Your objective: From the top of the entries, reproduce each line exactly, stopping after the line that contains "import plotly.graph_objects as go". Omit pictures.

** start Material for this exercise **

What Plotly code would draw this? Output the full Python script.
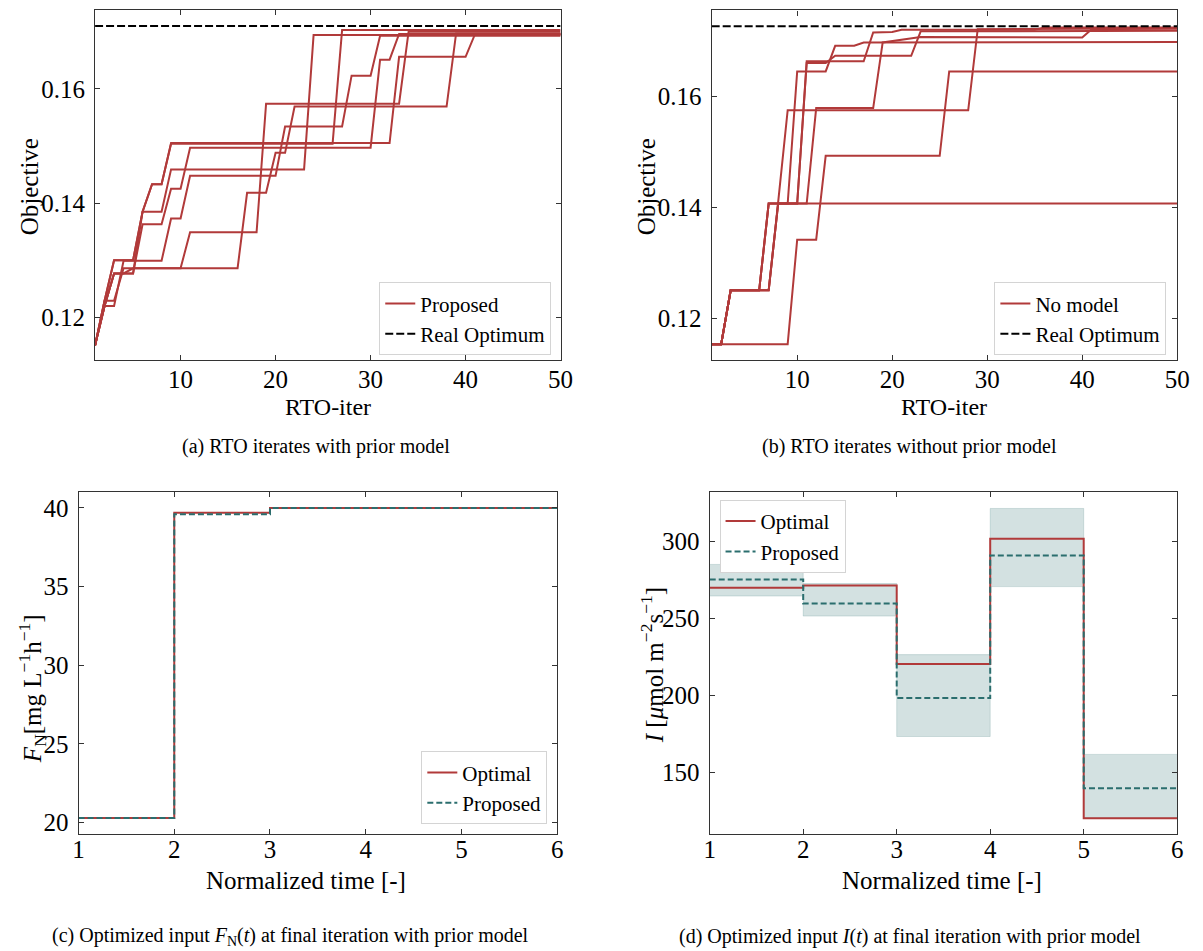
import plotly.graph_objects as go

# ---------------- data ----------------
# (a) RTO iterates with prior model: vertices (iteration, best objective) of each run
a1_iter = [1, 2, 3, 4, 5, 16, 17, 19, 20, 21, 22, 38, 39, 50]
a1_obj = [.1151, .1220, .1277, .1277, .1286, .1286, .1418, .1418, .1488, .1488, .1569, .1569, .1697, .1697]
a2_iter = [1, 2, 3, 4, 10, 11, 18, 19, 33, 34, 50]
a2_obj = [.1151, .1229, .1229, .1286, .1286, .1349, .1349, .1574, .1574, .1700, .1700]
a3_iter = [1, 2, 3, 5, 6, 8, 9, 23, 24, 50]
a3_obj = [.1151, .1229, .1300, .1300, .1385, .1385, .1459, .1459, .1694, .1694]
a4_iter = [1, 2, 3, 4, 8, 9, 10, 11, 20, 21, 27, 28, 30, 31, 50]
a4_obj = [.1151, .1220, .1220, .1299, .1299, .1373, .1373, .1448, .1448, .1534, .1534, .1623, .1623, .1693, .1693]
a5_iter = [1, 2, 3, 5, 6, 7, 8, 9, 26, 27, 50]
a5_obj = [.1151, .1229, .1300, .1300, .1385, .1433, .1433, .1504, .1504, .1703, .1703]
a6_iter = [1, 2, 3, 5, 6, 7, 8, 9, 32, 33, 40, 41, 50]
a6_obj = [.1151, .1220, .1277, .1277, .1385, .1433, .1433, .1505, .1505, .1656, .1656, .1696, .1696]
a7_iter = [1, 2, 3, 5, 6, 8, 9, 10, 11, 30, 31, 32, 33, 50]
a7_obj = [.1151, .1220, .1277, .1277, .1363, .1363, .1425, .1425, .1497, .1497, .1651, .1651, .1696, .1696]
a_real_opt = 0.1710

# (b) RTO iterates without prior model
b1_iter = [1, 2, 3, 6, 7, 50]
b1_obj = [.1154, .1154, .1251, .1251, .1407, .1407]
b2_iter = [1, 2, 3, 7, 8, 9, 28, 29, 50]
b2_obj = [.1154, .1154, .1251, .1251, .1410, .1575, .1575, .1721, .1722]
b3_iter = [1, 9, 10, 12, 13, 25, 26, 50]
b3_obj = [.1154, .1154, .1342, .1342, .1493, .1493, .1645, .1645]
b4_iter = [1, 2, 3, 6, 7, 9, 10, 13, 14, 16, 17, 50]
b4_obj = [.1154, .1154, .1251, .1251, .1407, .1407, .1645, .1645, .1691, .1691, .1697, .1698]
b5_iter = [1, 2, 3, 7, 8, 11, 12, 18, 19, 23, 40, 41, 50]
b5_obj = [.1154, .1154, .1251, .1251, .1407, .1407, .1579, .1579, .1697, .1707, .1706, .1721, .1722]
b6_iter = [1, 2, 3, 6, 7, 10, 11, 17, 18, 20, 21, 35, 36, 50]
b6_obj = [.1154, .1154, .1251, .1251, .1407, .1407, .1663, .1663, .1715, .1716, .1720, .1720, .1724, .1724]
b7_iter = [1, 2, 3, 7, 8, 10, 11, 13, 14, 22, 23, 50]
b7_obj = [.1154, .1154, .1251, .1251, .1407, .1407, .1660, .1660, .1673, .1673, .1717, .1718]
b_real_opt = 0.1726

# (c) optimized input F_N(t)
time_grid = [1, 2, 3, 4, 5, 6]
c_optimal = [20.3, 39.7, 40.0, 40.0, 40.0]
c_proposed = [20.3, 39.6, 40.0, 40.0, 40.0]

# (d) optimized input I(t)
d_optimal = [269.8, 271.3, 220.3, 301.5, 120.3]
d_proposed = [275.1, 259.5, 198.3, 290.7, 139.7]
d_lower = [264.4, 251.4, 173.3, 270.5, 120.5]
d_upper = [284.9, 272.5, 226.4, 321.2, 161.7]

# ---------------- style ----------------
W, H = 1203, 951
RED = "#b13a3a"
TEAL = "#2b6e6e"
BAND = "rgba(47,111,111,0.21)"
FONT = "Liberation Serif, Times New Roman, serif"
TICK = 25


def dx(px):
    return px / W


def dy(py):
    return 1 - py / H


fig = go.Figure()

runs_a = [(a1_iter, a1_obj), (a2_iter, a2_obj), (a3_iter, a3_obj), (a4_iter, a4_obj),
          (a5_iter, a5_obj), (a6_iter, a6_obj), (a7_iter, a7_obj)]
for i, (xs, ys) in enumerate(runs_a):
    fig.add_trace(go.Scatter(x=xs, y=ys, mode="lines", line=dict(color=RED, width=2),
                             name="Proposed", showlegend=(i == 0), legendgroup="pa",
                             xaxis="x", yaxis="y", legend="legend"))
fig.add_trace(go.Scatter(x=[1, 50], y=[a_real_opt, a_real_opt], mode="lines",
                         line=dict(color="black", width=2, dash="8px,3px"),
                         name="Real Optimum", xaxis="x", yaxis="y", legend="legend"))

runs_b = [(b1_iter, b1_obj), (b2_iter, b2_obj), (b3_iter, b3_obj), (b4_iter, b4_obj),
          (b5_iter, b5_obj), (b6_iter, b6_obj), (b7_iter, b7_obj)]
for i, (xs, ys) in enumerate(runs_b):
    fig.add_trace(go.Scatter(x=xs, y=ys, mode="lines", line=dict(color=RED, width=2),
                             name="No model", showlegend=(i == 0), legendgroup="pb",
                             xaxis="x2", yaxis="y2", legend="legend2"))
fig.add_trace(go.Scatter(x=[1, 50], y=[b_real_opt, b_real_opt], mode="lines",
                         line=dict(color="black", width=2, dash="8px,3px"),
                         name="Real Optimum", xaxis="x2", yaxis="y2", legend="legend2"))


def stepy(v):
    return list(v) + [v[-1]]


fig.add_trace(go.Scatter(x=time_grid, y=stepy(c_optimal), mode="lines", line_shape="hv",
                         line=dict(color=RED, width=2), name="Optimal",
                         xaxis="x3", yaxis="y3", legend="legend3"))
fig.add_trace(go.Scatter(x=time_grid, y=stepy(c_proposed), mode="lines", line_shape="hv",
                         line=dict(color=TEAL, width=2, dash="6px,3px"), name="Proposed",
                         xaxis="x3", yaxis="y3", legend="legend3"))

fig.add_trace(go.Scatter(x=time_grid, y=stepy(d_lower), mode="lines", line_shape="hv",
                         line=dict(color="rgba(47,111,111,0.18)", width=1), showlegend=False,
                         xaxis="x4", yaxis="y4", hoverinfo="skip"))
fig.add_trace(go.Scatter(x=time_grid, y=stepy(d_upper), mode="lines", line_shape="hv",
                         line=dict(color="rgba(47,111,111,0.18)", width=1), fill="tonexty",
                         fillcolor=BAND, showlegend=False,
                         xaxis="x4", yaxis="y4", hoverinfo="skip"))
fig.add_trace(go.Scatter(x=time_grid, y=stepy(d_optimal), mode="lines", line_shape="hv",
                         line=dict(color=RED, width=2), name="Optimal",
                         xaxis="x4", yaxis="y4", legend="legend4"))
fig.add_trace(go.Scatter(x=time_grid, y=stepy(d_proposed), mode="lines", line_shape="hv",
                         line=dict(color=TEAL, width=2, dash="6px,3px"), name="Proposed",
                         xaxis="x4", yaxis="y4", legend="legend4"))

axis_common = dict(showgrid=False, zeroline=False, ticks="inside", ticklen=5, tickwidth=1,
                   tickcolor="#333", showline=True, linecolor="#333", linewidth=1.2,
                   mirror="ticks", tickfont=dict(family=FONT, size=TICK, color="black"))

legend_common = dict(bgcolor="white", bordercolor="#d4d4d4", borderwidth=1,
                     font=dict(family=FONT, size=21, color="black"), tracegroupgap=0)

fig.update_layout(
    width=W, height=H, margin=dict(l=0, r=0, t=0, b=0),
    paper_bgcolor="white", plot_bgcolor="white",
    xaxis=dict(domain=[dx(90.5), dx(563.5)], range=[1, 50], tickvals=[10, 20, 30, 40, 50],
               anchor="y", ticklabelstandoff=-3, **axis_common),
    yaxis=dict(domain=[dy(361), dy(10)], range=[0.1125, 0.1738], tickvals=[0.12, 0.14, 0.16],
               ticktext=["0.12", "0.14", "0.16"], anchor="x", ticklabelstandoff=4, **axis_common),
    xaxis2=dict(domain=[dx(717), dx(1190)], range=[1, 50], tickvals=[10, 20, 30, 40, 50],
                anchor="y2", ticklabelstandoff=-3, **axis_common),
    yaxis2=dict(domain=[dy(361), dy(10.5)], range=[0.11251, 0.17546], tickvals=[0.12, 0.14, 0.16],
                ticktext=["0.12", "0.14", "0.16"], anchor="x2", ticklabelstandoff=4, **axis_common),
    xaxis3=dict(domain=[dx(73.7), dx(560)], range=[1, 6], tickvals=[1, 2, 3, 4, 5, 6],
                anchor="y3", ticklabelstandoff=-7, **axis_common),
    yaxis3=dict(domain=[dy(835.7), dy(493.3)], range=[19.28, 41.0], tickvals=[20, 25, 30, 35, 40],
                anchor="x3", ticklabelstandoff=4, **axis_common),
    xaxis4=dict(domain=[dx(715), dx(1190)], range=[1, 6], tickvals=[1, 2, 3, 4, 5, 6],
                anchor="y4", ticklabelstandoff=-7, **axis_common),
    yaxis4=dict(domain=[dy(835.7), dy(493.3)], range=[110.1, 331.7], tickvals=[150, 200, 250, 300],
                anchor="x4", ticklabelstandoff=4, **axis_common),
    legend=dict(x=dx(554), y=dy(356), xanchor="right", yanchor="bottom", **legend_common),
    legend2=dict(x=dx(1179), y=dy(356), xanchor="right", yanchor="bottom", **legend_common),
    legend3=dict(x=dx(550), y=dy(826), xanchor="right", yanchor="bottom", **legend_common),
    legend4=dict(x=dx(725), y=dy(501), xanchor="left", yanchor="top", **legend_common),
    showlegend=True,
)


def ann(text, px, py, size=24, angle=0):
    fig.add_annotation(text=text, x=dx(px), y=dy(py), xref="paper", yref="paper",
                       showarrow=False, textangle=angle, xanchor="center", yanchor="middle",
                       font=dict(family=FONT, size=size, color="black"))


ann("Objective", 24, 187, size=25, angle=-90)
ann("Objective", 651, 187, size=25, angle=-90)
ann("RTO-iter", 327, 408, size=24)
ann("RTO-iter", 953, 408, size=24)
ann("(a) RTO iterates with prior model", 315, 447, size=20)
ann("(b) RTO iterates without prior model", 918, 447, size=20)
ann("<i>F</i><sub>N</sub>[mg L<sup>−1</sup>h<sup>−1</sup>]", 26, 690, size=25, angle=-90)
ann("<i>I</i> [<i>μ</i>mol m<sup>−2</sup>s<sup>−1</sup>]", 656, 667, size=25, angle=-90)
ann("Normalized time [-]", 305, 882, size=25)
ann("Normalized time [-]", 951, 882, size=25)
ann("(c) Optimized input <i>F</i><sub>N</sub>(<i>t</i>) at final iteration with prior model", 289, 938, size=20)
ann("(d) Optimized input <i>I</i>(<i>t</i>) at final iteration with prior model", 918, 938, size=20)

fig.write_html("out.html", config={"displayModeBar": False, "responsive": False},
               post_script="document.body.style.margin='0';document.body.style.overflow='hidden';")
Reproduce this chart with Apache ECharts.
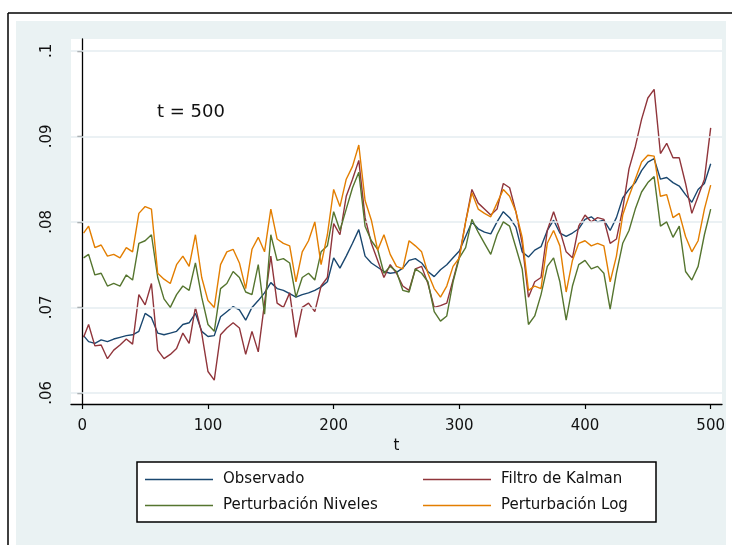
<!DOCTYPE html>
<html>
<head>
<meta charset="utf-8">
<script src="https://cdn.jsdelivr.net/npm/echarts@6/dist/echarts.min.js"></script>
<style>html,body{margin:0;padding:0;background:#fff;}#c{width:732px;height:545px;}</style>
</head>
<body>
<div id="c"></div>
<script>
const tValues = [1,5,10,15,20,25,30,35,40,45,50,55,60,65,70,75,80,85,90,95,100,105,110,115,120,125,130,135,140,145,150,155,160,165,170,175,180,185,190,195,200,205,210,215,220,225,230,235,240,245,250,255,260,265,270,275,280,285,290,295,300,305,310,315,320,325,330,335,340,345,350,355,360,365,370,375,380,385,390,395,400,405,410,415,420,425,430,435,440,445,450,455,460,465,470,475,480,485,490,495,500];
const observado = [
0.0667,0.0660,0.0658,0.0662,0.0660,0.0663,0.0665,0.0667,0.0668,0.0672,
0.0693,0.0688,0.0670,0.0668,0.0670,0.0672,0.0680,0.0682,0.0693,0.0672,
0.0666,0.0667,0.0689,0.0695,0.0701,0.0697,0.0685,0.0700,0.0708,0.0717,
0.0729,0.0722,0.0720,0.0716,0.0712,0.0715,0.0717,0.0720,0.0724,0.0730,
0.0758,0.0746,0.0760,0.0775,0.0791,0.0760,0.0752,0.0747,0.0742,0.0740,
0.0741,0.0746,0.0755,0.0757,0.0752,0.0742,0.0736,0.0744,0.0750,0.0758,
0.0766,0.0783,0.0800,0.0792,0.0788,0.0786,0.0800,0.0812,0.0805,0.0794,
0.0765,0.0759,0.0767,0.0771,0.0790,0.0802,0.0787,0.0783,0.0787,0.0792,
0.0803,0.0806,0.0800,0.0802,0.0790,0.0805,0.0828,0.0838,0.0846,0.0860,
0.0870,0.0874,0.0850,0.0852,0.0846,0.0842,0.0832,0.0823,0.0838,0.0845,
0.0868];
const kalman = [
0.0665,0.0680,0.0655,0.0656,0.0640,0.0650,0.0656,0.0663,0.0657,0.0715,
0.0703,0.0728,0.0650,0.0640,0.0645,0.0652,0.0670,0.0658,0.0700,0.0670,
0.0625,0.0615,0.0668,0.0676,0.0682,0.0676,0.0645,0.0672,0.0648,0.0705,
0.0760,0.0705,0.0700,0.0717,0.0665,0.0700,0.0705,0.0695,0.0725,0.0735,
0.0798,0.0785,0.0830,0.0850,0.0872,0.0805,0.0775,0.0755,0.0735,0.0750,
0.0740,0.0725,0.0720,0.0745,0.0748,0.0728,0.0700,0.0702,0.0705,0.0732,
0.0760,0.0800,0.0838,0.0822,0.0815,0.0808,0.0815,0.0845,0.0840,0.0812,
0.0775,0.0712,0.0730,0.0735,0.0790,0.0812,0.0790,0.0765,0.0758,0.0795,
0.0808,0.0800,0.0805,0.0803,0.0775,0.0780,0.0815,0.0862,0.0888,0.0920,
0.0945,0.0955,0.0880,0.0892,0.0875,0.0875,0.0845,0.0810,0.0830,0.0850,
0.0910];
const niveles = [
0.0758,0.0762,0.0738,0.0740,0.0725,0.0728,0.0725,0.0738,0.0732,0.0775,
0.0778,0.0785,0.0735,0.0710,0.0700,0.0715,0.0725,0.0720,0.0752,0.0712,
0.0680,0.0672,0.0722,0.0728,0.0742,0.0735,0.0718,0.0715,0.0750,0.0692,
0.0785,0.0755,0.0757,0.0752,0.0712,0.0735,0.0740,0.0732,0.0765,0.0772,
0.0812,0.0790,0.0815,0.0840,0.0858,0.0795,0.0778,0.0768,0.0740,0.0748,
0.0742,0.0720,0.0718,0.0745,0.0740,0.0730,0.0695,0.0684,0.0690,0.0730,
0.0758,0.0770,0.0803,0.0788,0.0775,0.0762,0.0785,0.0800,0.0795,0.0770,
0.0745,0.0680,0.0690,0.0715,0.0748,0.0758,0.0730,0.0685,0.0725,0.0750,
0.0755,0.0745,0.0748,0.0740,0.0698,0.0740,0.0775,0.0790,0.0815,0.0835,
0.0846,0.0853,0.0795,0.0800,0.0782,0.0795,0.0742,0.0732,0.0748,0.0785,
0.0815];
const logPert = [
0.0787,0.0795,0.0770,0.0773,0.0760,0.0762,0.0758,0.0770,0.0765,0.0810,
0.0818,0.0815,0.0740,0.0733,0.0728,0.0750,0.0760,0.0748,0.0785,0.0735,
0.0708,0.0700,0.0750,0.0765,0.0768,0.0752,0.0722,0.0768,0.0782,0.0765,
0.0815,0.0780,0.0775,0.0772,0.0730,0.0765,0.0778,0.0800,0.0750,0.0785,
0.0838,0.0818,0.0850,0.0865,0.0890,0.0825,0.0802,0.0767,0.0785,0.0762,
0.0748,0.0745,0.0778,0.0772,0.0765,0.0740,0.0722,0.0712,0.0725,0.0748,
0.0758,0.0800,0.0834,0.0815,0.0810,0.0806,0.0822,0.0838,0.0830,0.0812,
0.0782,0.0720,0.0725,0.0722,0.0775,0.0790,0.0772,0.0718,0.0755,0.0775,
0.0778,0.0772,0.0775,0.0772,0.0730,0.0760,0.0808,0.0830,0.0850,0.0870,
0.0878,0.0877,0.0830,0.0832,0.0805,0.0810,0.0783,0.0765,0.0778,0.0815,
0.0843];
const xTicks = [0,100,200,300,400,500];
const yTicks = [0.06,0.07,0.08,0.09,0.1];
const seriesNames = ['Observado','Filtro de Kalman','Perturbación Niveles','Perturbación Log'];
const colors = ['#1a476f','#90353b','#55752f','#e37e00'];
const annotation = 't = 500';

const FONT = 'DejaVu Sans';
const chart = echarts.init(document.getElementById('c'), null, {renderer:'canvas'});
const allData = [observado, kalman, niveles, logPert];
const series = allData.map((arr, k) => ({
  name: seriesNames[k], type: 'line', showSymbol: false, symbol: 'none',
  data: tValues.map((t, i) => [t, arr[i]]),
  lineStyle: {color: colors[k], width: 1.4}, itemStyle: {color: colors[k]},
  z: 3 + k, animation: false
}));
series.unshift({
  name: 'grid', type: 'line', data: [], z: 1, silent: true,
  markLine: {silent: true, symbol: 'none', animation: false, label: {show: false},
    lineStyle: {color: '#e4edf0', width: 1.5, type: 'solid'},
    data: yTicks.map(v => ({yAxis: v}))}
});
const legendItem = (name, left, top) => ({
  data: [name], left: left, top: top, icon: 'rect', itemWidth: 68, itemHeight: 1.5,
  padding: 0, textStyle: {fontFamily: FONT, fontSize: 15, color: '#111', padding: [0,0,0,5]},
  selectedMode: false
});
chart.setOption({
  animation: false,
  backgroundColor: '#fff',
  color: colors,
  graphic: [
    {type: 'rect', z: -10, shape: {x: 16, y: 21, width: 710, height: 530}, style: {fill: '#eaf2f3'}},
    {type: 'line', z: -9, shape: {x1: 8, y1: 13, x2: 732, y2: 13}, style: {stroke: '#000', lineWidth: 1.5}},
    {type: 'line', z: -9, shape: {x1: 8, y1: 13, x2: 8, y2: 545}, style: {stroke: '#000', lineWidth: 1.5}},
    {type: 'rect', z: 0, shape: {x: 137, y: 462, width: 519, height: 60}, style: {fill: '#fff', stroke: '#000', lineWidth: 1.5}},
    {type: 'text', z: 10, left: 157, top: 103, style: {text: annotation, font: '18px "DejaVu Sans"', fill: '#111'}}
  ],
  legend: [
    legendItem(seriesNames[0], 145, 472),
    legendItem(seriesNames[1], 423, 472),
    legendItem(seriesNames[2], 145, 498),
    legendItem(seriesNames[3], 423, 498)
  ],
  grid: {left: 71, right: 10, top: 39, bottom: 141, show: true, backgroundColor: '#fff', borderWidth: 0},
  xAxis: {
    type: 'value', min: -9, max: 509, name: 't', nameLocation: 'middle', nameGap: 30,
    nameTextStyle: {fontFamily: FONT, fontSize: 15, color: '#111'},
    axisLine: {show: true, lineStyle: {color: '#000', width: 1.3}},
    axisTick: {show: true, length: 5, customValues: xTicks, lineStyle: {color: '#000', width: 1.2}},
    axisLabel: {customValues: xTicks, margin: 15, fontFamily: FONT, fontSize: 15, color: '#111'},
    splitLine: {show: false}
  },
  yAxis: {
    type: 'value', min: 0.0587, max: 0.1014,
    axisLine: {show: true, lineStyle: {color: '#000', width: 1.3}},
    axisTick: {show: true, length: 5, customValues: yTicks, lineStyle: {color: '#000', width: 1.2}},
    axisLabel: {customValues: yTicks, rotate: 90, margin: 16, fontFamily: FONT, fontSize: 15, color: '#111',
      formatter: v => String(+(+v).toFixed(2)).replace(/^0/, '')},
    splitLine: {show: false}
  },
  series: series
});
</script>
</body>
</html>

** end Material for this exercise **

Complete response:
What Plotly code would draw this? Output the full Python script.
import plotly.graph_objects as go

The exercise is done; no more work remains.